**The exercise:** Track down the lines that contain "matplotlib" and copy them.

**Material:**
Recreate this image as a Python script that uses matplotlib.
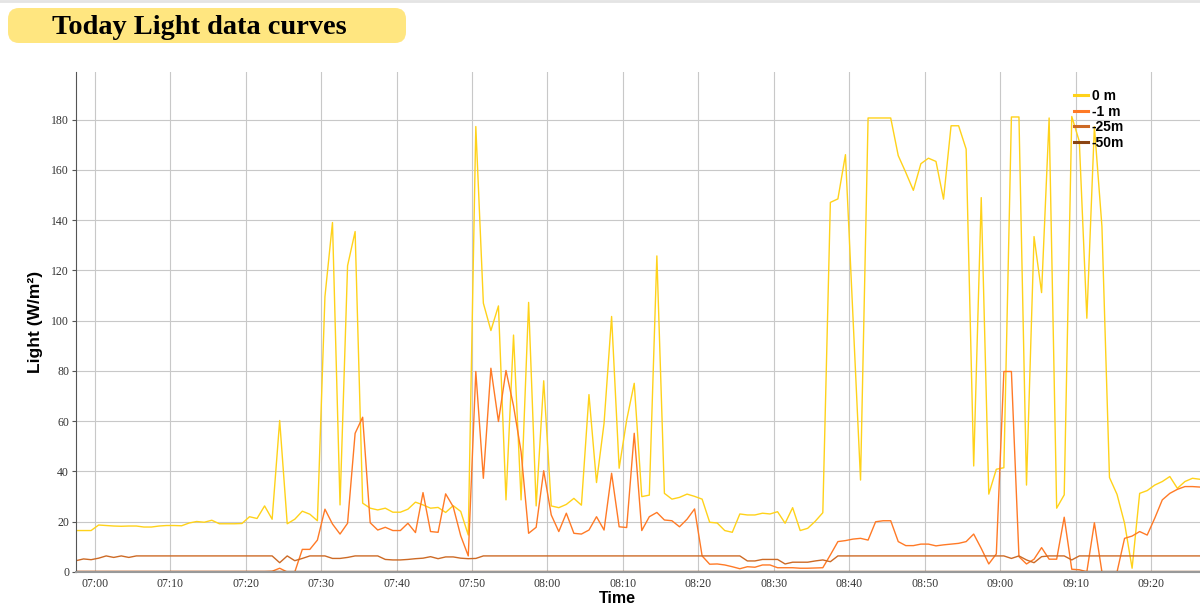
import matplotlib
matplotlib.use('Agg')
import matplotlib.pyplot as plt
import matplotlib.dates as mdates
from matplotlib.patches import FancyBboxPatch
from matplotlib.lines import Line2D
from matplotlib.transforms import IdentityTransform
import pandas as pd

# one reading per minute, 06:57:30 -> 09:26:30
times = pd.date_range('2024-01-01 06:57:30', periods=150, freq='min')

light_0m = [
    16.5, 16.5, 16.5, 18.7, 18.5, 18.3, 18.2, 18.3, 18.3, 17.9,
    17.9, 18.3, 18.5, 18.5, 18.4, 19.5, 20.1, 19.8, 20.6, 19.2,
    19.2, 19.2, 19.3, 22.0, 21.3, 26.3, 21.0, 60.3, 19.2, 21.0,
    24.2, 23.0, 20.4, 109.6, 139.1, 26.7, 121.9, 135.5, 27.4, 25.4,
    24.7, 25.4, 23.8, 23.8, 25.0, 27.8, 26.7, 25.4, 25.7, 23.7,
    26.4, 24.1, 14.7, 177.3, 107.0, 96.1, 105.9, 28.7, 94.3, 28.7,
    107.3, 26.3, 76.1, 26.3, 25.6, 26.9, 29.3, 26.6, 70.6, 35.6,
    59.2, 101.7, 41.3, 60.5, 75.1, 30.0, 30.6, 125.8, 31.3, 29.0,
    29.7, 31.0, 30.1, 29.0, 19.8, 19.5, 16.5, 15.8, 23.1, 22.7,
    22.7, 23.4, 23.1, 24.0, 19.4, 25.6, 16.5, 17.4, 20.2, 23.6,
    147.1, 148.5, 166.1, 101.0, 36.6, 180.7, 180.7, 180.7, 180.7, 165.7,
    159.0, 151.9, 162.5, 164.7, 163.4, 148.4, 177.6, 177.6, 168.3, 42.2,
    149.0, 31.0, 40.9, 41.5, 181.1, 181.1, 34.6, 133.5, 111.2, 180.7,
    25.4, 30.7, 181.3, 171.4, 101.0, 177.3, 137.5, 37.6, 30.9, 19.4,
    1.5, 31.3, 32.4, 34.6, 36.0, 38.0, 33.3, 36.0, 37.3, 36.9,
]

light_1m = [
    0.2, 0.2, 0.2, 0.2, 0.2, 0.2, 0.2, 0.2, 0.2, 0.2,
    0.2, 0.2, 0.2, 0.2, 0.2, 0.2, 0.2, 0.2, 0.2, 0.2,
    0.2, 0.2, 0.2, 0.2, 0.2, 0.2, 0.3, 1.5, 0.0, 0.0,
    9.0, 9.0, 12.7, 25.0, 19.1, 15.1, 19.4, 55.2, 61.6, 19.6,
    16.7, 17.8, 16.5, 16.5, 19.4, 15.7, 31.6, 16.1, 15.8, 31.1,
    26.0, 14.4, 6.4, 79.8, 37.3, 81.1, 59.9, 80.2, 66.1, 47.9,
    15.4, 17.8, 40.3, 22.7, 16.1, 23.4, 15.4, 15.1, 16.7, 22.0,
    16.7, 39.3, 18.0, 17.7, 55.2, 16.5, 22.0, 23.7, 20.7, 20.4,
    18.0, 21.0, 25.1, 6.4, 3.1, 3.2, 2.8, 2.1, 1.3, 2.1,
    1.9, 2.8, 2.8, 1.7, 1.7, 1.7, 1.5, 1.5, 1.6, 1.7,
    6.8, 12.1, 12.5, 13.1, 13.4, 12.7, 20.0, 20.4, 20.4, 12.1,
    10.5, 10.5, 11.1, 11.1, 10.4, 10.8, 11.1, 11.4, 12.1, 15.1,
    9.4, 3.2, 7.2, 79.8, 79.8, 6.1, 3.2, 5.1, 9.7, 5.1,
    5.1, 21.8, 1.1, 0.9, 0.1, 19.6, 0.0, 0.0, 0.0, 13.4,
    14.3, 16.1, 14.7, 21.4, 28.7, 31.3, 32.9, 34.0, 34.0, 33.8,
]

light_25m = [
    4.5, 5.2, 4.9, 5.5, 6.4, 5.8, 6.4, 5.8, 6.4, 6.4,
    6.4, 6.4, 6.4, 6.4, 6.4, 6.4, 6.4, 6.4, 6.4, 6.4,
    6.4, 6.4, 6.4, 6.4, 6.4, 6.4, 6.4, 3.7, 6.4, 4.5,
    5.4, 6.4, 6.4, 6.4, 5.4, 5.4, 5.8, 6.4, 6.4, 6.4,
    6.4, 5.0, 4.8, 4.8, 5.0, 5.3, 5.5, 6.1, 5.3, 6.0,
    6.0, 5.5, 5.3, 5.4, 6.4, 6.4, 6.4, 6.4, 6.4, 6.4,
    6.4, 6.4, 6.4, 6.4, 6.4, 6.4, 6.4, 6.4, 6.4, 6.4,
    6.4, 6.4, 6.4, 6.4, 6.4, 6.4, 6.4, 6.4, 6.4, 6.4,
    6.4, 6.4, 6.4, 6.4, 6.4, 6.4, 6.4, 6.4, 6.4, 4.4,
    4.4, 5.0, 5.0, 5.0, 3.2, 3.9, 3.9, 3.9, 4.4, 4.8,
    4.1, 6.4, 6.4, 6.4, 6.4, 6.4, 6.4, 6.4, 6.4, 6.4,
    6.4, 6.4, 6.4, 6.4, 6.4, 6.4, 6.4, 6.4, 6.4, 6.4,
    6.4, 6.4, 6.4, 6.4, 5.4, 6.4, 4.8, 3.7, 6.1, 6.4,
    6.4, 6.4, 4.8, 6.4, 6.4, 6.4, 6.4, 6.4, 6.4, 6.4,
    6.4, 6.4, 6.4, 6.4, 6.4, 6.4, 6.4, 6.4, 6.4, 6.4,
]

light_50m = [
    0.2, 0.2, 0.2, 0.2, 0.2, 0.2, 0.2, 0.2, 0.2, 0.2,
    0.2, 0.2, 0.2, 0.2, 0.2, 0.2, 0.2, 0.2, 0.2, 0.2,
    0.2, 0.2, 0.2, 0.2, 0.2, 0.2, 0.2, 0.2, 0.2, 0.2,
    0.2, 0.2, 0.2, 0.2, 0.2, 0.2, 0.2, 0.2, 0.2, 0.2,
    0.2, 0.2, 0.2, 0.2, 0.2, 0.2, 0.2, 0.2, 0.2, 0.2,
    0.2, 0.2, 0.2, 0.2, 0.2, 0.2, 0.2, 0.2, 0.2, 0.2,
    0.2, 0.2, 0.2, 0.2, 0.2, 0.2, 0.2, 0.2, 0.2, 0.2,
    0.2, 0.2, 0.2, 0.2, 0.2, 0.2, 0.2, 0.2, 0.2, 0.2,
    0.2, 0.2, 0.2, 0.2, 0.2, 0.2, 0.2, 0.2, 0.2, 0.2,
    0.2, 0.2, 0.2, 0.2, 0.2, 0.2, 0.2, 0.2, 0.2, 0.2,
    0.2, 0.2, 0.2, 0.2, 0.2, 0.2, 0.2, 0.2, 0.2, 0.2,
    0.2, 0.2, 0.2, 0.2, 0.2, 0.2, 0.2, 0.2, 0.2, 0.2,
    0.2, 0.2, 0.2, 0.2, 0.2, 0.2, 0.2, 0.2, 0.2, 0.2,
    0.2, 0.2, 0.2, 0.2, 0.2, 0.2, 0.2, 0.2, 0.2, 0.2,
    0.2, 0.2, 0.2, 0.2, 0.2, 0.2, 0.2, 0.2, 0.2, 0.2,
]

series_names = ['0 m', '-1 m', '-25m', '-50m']
series_colors = ['#FFD21A', '#FF7A26', '#CD6A25', '#8B4513']
y_ticks = [0, 20, 40, 60, 80, 100, 120, 140, 160, 180]

plt.rcParams['font.family'] = ['Liberation Serif', 'DejaVu Serif']

fig = plt.figure(figsize=(12, 6.12), dpi=100)
ax = fig.add_axes([76 / 1200, 1 - 572 / 612, 1124 / 1200, 500 / 612])

for vals, name, col in zip([light_0m, light_1m, light_25m, light_50m], series_names, series_colors):
    ax.plot(times, vals, color=col, lw=1.0, label=name)

ax.set_xlim(times[0], times[-1])
ax.set_ylim(0, 199)
ax.set_yticks(y_ticks)
ax.xaxis.set_major_locator(mdates.MinuteLocator(byminute=range(0, 60, 10)))
ax.xaxis.set_major_formatter(mdates.DateFormatter('%H:%M'))
ax.grid(True, color='#c8c8c8', lw=0.8)
ax.set_axisbelow(True)
ax.tick_params(axis='both', labelsize=8.5, colors='#333333')
ax.tick_params(axis='x', length=0, pad=4)
ax.tick_params(axis='y', length=3, pad=2, color='#555555')

for s in ['top', 'right']:
    ax.spines[s].set_visible(False)
ax.spines['left'].set_color('#555555')
ax.spines['bottom'].set_color('#999999')
ax.spines['bottom'].set_linewidth(1.5)

ax.set_ylabel('Light (W/m²)', family='Liberation Sans', weight='bold', fontsize=12.5, color='black')
ax.yaxis.set_label_coords(-0.0294, 0.5)
ax.set_xlabel('Time', family='Liberation Sans', weight='bold', fontsize=11.5, color='black')
ax.xaxis.set_label_coords(0.4818, -0.038)

leg = ax.legend(loc='upper left', bbox_to_anchor=(1067 / 1200, 1 - 82 / 612), bbox_transform=fig.transFigure,
                frameon=False, handlelength=1.0, handletextpad=0.3, labelspacing=0.12, borderpad=0,
                prop={'family': 'Liberation Sans', 'weight': 'bold', 'size': 10})
for ln in leg.get_lines():
    ln.set_linewidth(2.2)

# title badge
badge = FancyBboxPatch((8, 612 - 43), 398, 35, boxstyle='round,pad=0,rounding_size=11',
                       transform=IdentityTransform(), facecolor='#FFE680', edgecolor='none')
fig.patches.append(badge)
fig.text(199 / 1200, 1 - 27 / 612, 'Today Light data curves', ha='center', va='center',
         family='Liberation Serif', weight='bold', fontsize=20.4, color='black')

# thin page border at the top
fig.add_artist(Line2D([0, 1], [1 - 1 / 612, 1 - 1 / 612], transform=fig.transFigure, color='#e4e4e4', lw=2))

fig.savefig('out.png', dpi=100)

**Task answer:**
Recreate this image as a Python script that uses matplotlib.
import matplotlib
matplotlib.use('Agg')
import matplotlib.pyplot as plt
import matplotlib.dates as mdates
from matplotlib.patches import FancyBboxPatch
from matplotlib.lines import Line2D
from matplotlib.transforms import IdentityTransform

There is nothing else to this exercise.